_Records from a collection_:
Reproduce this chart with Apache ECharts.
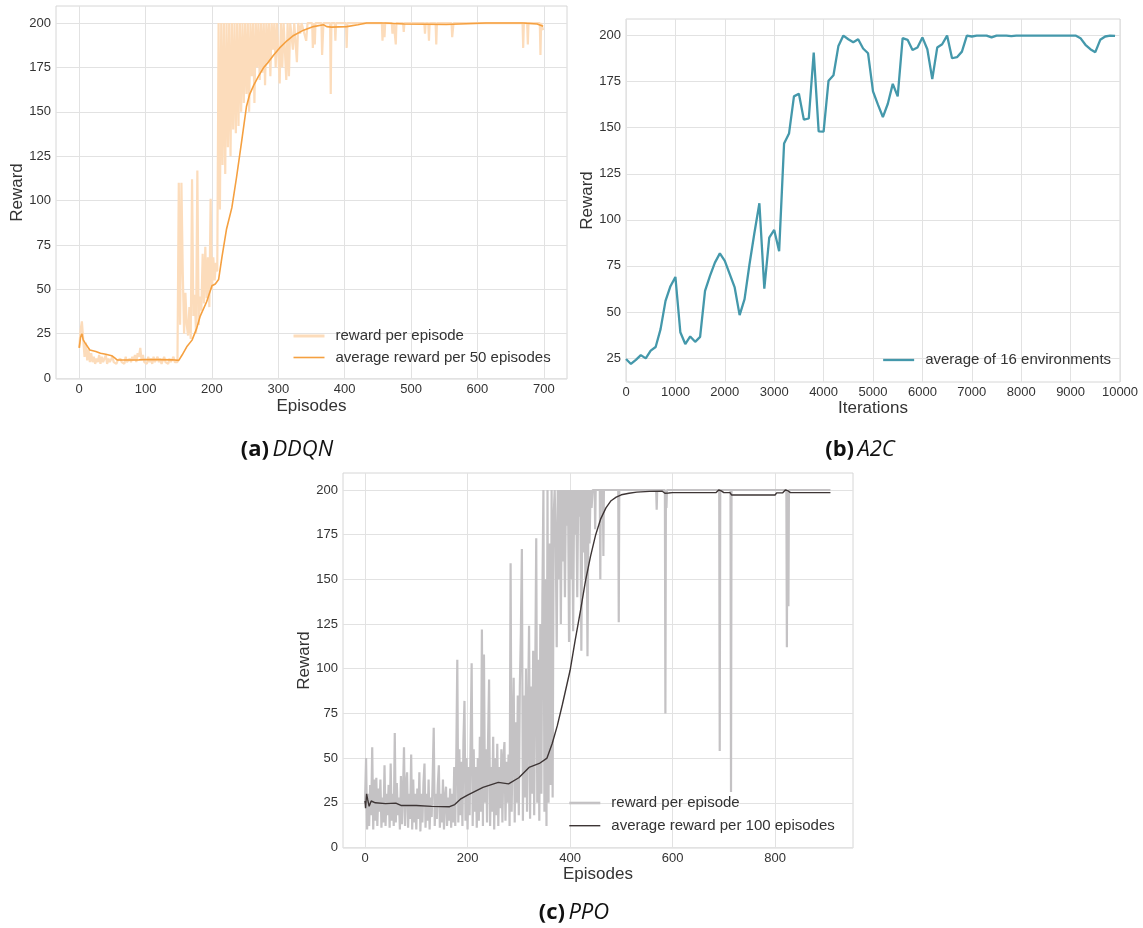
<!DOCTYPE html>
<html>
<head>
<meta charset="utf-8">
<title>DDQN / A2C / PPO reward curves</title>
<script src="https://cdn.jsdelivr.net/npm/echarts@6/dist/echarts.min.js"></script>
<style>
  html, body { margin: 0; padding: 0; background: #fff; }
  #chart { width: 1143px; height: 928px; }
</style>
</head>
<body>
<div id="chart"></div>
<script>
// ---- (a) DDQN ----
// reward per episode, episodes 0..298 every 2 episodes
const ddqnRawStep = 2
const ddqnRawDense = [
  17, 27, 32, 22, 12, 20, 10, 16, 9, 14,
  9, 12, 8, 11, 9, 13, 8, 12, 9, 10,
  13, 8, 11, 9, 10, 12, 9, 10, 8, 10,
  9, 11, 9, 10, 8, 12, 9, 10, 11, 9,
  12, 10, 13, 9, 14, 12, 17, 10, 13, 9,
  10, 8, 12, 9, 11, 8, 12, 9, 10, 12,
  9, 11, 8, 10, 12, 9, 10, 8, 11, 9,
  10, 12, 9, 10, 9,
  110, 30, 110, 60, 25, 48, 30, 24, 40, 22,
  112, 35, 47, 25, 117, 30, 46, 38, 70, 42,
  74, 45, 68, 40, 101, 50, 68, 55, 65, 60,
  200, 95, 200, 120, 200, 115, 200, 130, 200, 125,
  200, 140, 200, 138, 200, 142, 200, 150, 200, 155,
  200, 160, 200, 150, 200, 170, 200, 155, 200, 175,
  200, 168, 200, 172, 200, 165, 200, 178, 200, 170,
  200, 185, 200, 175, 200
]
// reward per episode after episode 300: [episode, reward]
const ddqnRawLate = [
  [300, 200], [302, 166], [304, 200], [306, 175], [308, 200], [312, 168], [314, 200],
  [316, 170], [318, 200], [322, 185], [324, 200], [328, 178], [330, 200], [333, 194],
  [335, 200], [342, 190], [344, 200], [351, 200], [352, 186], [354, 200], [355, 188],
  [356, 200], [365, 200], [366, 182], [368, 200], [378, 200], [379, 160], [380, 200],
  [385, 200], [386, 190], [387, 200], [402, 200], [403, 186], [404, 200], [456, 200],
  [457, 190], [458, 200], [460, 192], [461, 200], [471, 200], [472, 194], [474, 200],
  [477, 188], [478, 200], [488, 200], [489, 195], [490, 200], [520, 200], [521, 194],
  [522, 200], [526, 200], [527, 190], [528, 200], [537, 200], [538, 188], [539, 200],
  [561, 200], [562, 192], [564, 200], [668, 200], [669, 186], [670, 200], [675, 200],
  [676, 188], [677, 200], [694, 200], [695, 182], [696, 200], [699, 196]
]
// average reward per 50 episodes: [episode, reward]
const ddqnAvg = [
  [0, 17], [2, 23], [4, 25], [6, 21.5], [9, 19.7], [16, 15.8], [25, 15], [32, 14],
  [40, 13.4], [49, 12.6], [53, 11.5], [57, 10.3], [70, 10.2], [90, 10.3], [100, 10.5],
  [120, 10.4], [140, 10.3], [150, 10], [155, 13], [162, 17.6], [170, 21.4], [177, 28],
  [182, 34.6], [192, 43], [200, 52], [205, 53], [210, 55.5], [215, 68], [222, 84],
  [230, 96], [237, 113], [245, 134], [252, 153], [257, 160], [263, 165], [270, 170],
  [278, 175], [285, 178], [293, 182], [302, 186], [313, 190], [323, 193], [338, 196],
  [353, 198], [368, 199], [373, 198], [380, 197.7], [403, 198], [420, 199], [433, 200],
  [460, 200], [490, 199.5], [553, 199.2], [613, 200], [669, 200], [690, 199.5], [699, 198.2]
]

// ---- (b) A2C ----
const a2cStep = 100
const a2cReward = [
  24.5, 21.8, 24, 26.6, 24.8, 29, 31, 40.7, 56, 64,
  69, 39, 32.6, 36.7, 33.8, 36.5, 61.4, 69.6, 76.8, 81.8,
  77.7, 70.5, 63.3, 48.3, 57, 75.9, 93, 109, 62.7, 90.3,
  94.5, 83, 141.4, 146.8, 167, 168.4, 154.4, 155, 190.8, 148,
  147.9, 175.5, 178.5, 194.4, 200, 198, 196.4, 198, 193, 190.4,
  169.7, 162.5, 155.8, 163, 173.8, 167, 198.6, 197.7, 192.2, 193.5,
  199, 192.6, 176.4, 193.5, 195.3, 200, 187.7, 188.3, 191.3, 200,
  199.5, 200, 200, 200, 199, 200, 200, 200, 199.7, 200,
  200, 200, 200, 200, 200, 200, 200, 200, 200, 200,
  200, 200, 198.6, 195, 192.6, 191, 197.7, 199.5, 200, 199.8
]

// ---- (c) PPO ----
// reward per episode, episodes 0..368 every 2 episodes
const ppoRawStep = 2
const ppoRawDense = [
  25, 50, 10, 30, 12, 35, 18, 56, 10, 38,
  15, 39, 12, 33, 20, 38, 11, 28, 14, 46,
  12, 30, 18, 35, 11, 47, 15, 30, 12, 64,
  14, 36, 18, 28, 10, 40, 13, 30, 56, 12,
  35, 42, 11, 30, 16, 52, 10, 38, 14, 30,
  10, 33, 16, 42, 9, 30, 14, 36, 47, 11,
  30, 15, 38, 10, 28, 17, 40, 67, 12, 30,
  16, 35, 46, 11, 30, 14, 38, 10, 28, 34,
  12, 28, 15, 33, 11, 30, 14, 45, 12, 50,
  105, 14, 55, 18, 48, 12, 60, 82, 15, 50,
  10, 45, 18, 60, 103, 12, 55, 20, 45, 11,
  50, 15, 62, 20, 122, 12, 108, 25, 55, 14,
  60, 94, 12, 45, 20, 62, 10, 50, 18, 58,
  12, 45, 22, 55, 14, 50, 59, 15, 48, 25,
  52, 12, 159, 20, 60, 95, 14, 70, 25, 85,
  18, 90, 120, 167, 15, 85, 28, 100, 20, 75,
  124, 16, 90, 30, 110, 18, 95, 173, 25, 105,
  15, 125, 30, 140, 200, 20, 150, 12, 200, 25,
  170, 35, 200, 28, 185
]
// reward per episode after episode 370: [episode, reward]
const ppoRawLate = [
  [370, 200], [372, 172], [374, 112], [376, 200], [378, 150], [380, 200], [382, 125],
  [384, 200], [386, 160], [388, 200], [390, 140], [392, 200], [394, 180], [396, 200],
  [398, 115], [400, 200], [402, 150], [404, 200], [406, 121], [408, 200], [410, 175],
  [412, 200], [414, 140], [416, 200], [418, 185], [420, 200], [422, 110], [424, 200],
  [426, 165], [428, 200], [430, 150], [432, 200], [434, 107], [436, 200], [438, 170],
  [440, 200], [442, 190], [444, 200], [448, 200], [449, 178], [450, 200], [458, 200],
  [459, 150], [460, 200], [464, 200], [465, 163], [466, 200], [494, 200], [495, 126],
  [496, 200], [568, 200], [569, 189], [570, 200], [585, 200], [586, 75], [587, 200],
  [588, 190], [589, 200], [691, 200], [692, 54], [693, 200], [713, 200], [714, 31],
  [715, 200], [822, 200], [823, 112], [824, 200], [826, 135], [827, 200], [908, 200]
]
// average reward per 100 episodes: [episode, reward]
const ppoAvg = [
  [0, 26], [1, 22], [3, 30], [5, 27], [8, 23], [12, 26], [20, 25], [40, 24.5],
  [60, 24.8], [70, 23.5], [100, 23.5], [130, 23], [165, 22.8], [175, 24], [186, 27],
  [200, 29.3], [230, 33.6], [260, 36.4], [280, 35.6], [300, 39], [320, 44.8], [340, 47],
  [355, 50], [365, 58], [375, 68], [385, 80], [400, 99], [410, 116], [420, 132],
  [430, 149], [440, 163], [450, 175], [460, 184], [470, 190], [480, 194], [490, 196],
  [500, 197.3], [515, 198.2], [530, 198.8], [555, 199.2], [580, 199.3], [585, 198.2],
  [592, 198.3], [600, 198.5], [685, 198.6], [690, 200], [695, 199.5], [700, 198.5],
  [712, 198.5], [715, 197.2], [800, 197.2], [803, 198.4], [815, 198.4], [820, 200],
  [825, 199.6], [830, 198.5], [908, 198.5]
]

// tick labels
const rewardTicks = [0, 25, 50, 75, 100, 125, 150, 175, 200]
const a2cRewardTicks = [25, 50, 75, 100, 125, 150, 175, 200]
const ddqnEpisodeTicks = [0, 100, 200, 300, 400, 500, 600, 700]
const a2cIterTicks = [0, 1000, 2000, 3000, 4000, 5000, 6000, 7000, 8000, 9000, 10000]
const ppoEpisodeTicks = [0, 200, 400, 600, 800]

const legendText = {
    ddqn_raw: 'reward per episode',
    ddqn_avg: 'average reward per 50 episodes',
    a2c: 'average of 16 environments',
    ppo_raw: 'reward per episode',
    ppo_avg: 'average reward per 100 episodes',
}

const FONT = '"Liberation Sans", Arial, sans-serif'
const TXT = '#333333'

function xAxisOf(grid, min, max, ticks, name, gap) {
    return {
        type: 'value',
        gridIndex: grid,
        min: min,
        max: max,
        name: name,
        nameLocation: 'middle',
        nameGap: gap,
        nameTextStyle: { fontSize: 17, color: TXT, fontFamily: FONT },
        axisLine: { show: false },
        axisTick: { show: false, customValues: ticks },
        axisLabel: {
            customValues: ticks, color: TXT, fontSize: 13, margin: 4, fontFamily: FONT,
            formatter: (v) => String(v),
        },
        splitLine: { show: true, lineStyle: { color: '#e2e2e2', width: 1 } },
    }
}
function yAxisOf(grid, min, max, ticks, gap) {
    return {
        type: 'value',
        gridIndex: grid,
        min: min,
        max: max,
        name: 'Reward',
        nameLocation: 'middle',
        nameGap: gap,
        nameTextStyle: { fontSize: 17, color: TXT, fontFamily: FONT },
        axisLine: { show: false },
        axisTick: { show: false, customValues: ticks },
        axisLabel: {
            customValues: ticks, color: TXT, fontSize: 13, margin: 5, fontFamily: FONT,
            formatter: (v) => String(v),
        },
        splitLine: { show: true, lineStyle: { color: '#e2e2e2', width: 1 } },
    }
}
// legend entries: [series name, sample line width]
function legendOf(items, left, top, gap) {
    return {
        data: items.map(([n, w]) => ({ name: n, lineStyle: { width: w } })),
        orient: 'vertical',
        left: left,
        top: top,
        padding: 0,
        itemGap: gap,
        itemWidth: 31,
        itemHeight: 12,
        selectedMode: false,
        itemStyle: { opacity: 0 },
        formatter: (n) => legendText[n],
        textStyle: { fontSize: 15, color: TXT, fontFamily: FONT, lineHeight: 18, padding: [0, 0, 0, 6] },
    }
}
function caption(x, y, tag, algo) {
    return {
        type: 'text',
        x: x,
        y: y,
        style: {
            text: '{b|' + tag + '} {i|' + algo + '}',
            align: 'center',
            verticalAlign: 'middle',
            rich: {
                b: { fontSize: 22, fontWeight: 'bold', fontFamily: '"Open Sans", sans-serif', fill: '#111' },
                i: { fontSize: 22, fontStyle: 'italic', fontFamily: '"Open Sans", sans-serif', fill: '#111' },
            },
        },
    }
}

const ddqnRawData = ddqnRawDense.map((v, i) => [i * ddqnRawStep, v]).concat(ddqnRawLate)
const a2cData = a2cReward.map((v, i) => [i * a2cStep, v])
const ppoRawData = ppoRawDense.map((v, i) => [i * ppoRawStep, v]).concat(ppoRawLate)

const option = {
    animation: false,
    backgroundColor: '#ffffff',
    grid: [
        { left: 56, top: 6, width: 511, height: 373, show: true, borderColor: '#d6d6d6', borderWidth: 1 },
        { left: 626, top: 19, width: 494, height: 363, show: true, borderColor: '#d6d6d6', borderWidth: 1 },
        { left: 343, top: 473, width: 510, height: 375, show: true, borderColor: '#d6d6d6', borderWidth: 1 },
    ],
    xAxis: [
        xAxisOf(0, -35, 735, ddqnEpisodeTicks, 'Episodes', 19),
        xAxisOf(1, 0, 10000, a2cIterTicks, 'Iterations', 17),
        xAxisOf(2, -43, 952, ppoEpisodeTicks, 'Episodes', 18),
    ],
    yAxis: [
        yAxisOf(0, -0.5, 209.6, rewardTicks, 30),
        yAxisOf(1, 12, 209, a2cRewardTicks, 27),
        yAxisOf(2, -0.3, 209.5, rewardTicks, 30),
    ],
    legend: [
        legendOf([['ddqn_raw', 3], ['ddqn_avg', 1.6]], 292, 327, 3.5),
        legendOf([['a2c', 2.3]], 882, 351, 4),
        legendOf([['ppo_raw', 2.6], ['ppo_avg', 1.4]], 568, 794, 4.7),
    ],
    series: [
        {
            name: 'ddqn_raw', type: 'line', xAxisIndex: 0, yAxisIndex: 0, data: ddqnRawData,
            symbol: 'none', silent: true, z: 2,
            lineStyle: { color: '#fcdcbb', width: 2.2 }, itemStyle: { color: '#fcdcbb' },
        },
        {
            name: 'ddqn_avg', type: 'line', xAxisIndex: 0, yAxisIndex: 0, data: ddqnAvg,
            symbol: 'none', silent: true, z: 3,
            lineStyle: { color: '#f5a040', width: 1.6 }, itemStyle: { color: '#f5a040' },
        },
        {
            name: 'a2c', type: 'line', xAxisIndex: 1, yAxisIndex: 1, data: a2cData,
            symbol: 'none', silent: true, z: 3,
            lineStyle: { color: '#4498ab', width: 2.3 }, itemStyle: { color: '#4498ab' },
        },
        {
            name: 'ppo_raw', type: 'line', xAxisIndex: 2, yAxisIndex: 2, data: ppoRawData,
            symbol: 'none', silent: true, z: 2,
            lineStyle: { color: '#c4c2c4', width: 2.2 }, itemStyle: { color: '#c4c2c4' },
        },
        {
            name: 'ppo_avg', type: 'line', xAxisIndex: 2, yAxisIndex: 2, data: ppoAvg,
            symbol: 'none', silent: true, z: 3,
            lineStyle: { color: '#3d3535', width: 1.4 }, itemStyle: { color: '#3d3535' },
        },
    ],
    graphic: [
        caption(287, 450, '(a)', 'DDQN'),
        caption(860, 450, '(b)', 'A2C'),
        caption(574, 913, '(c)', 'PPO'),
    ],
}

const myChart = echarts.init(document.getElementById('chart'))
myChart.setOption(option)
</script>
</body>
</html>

==

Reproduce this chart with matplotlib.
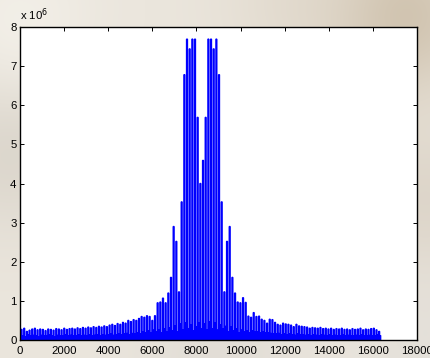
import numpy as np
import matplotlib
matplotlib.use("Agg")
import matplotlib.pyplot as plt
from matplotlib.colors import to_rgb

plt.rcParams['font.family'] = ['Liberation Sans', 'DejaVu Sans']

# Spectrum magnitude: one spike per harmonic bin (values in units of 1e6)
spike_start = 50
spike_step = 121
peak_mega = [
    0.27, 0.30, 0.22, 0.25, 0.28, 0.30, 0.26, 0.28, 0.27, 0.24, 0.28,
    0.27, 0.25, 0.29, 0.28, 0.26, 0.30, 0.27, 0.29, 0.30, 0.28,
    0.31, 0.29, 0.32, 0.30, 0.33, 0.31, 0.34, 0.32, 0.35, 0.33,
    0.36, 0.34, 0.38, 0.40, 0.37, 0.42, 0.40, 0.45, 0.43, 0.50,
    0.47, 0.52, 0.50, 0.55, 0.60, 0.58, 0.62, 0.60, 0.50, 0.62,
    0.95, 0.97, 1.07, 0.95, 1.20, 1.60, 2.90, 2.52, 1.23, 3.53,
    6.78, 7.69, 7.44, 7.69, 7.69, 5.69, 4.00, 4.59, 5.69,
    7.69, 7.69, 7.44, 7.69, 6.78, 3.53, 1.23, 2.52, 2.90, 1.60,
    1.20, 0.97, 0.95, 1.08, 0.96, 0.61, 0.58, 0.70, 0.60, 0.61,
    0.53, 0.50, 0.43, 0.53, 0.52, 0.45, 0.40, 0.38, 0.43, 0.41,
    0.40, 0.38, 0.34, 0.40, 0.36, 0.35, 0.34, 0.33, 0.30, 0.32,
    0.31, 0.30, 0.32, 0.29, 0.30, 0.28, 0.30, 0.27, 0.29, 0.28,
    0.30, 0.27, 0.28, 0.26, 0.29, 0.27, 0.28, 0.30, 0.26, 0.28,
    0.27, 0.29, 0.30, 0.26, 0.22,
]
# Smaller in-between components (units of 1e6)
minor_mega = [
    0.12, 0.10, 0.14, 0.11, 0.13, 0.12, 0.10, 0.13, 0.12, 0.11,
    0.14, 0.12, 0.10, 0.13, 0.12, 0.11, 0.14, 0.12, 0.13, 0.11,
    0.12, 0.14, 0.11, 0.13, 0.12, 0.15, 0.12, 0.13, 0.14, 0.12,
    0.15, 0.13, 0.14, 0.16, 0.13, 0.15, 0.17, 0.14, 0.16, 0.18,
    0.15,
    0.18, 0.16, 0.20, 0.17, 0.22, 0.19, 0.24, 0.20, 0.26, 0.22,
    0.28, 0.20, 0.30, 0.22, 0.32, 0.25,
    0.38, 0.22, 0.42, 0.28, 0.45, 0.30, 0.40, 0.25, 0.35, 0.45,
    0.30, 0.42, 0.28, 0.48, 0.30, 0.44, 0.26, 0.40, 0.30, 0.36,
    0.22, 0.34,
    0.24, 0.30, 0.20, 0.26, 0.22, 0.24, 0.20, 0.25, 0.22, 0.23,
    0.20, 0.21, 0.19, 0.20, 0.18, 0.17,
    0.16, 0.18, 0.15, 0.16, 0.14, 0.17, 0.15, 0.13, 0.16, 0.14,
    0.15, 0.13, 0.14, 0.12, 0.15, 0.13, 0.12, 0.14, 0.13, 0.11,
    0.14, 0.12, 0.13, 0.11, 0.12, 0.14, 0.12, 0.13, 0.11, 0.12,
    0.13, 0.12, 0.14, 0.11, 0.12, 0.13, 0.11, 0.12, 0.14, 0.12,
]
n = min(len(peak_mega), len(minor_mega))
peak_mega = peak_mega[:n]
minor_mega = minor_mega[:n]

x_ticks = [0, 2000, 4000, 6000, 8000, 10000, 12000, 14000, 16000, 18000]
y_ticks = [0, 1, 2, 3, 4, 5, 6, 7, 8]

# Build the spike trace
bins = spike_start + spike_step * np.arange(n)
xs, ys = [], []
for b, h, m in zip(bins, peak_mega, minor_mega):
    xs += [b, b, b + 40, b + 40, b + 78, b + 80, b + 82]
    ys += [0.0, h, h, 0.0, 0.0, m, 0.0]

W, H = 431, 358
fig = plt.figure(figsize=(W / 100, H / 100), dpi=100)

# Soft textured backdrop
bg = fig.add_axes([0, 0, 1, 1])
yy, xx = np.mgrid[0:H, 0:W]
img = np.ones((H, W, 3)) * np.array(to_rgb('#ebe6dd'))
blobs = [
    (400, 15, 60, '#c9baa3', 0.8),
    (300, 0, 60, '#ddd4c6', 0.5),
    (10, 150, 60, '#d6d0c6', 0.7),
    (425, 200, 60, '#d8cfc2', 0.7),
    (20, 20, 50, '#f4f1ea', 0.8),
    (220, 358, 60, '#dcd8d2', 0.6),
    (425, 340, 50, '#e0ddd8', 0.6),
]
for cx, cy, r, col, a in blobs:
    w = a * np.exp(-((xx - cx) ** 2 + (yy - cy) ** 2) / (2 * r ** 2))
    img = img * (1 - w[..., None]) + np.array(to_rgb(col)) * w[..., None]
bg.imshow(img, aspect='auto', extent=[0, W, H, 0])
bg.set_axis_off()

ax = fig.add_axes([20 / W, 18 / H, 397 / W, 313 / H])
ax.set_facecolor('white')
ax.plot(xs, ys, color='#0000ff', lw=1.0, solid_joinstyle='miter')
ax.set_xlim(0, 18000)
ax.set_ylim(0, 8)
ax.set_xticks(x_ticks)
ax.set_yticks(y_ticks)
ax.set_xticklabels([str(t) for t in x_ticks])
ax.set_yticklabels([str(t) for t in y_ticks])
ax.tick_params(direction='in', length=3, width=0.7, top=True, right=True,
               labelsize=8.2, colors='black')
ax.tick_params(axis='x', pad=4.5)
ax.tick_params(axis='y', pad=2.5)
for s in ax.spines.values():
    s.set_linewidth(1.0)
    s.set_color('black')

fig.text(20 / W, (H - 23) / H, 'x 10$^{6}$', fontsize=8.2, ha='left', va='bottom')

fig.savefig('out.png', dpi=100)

--

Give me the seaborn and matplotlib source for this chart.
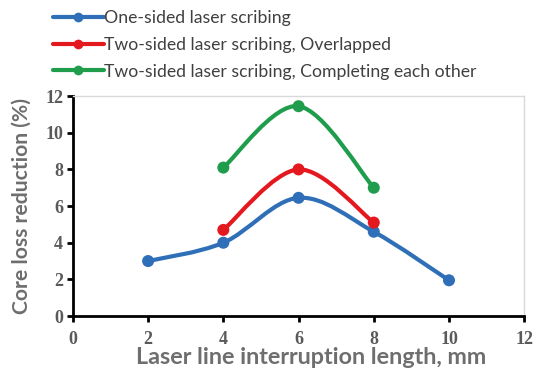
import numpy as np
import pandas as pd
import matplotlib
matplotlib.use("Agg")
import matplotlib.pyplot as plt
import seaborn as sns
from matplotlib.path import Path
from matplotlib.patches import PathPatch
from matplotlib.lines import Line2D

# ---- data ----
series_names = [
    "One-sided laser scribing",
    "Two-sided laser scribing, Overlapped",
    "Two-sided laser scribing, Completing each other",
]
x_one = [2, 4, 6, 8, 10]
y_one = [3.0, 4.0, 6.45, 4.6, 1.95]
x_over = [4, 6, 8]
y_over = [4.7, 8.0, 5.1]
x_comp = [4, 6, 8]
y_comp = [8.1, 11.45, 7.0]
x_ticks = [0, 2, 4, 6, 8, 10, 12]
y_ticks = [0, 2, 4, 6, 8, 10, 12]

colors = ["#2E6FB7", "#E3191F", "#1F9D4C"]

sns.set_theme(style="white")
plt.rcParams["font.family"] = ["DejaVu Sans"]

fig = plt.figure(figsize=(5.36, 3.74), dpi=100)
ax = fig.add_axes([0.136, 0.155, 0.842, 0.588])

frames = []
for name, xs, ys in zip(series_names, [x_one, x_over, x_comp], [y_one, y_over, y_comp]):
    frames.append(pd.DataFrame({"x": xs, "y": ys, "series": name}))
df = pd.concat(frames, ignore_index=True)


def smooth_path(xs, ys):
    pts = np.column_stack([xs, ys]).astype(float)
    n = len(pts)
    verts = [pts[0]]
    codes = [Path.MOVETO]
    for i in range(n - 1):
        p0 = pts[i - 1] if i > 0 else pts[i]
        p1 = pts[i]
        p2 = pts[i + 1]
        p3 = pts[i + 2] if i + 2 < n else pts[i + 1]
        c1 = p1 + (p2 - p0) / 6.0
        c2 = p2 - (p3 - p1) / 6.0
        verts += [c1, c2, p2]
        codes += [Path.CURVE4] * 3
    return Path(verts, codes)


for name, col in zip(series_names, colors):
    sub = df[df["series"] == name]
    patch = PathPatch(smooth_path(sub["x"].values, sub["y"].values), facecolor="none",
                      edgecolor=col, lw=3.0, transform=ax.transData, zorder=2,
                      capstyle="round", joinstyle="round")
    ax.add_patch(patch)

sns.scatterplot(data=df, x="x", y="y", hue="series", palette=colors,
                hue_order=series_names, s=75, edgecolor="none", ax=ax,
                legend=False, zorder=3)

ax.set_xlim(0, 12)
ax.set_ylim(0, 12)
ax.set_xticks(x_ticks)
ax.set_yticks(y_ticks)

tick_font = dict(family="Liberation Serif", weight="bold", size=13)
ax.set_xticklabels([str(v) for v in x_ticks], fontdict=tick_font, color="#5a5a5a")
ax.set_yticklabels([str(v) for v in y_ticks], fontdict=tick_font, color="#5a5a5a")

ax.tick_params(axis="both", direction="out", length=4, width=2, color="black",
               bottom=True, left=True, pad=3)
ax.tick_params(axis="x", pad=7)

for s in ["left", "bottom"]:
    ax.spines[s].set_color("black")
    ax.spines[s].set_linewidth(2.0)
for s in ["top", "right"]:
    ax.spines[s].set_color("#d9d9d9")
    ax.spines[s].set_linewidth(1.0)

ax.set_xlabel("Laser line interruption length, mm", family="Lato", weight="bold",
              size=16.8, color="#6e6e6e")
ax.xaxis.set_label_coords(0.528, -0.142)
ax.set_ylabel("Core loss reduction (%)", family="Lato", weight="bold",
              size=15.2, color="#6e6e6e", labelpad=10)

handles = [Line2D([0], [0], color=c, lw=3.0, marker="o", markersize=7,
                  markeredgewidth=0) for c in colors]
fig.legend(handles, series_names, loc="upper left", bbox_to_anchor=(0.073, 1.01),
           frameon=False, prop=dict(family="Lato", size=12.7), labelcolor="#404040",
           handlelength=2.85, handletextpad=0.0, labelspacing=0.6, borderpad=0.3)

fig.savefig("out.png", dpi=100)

_Written task_: Copy every line of the listing that contains the word "matplotlib".

_Solution to this exercise_:
Reproduce this chart with matplotlib.
import matplotlib
matplotlib.use("Agg")
import matplotlib.pyplot as plt
from matplotlib.colors import to_rgb
Give me the seaborn and matplotlib source for this chart.
import matplotlib
matplotlib.use("Agg")
import matplotlib.pyplot as plt
from matplotlib.path import Path
from matplotlib.patches import PathPatch
from matplotlib.lines import Line2D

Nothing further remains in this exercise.